And through all of that I experienced a huge shift personally, finally letting go of diet rules, healing my relationship with food, learning how to eat intuitively, discovering how to workout more intuitively, becoming more in tune with my body, and developing more compassion for my body.

During those five years, my body changed. When I stopped working out so intensely, I got softer. I gained some weight because of the stress I was experiencing.

My body is much curvier than it once was and I am strong and healthy. I nourish my body with foods that make me feel good, I eat not-so-nourishing foods when I feel like it without guilt, I move my body in ways that feel good, I slow down and practice self-care when I need it, and I have a lot of gratitude for what my body is capable of.

Those pangs of wanting to go back to my former body began to dissipate as I reminded myself that my body doesn’t define who I am. I’m a better person than I was when that photo was taken. I’m stronger, wiser, more compassionate, more mindful, and so much more.

I’m sharing this story with you because I think that you just might experience that same pang of longing for a former version of yourself. And those feelings of not being enough as you are now may send you on a spiral of your own.

I just want you to know that you are enough just as you are right now.

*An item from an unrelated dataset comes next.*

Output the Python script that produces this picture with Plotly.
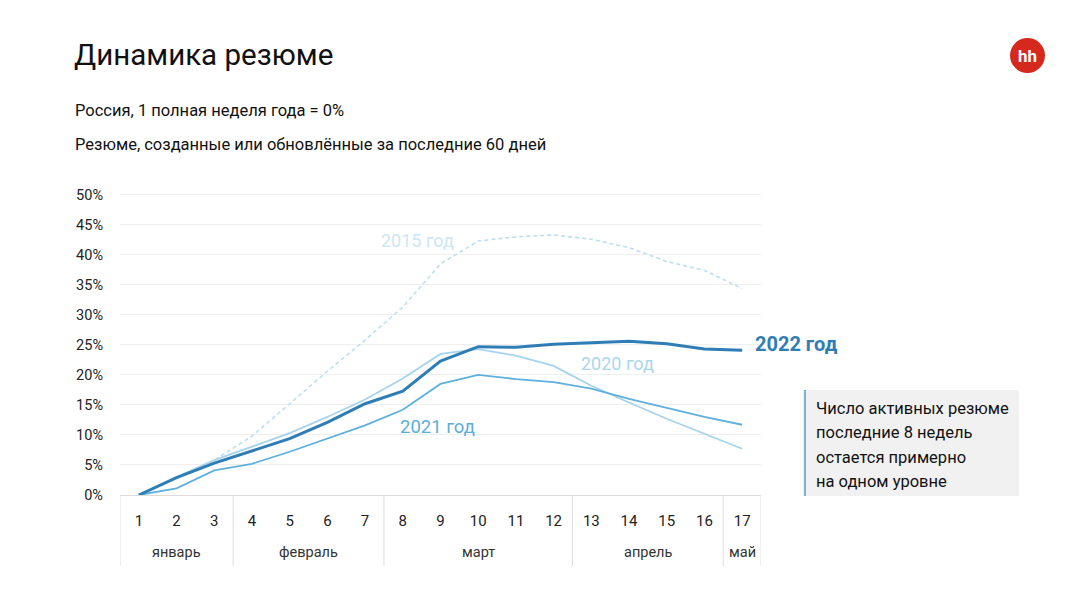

You’re beautiful in the body that you have at this moment.

I also want you to remember that when you try to change your body because you hate it, you will be absolutely miserable and you most likely won’t stick to the changes you’re trying to make.

When you start to have more compassion and gratitude for your body, it changes everything.

To discover how you can ditch dieting, heal your relationship with food, find more balance, and nourish you body from the inside out, take my quiz here.

To find out more about my health coaching programs, click here.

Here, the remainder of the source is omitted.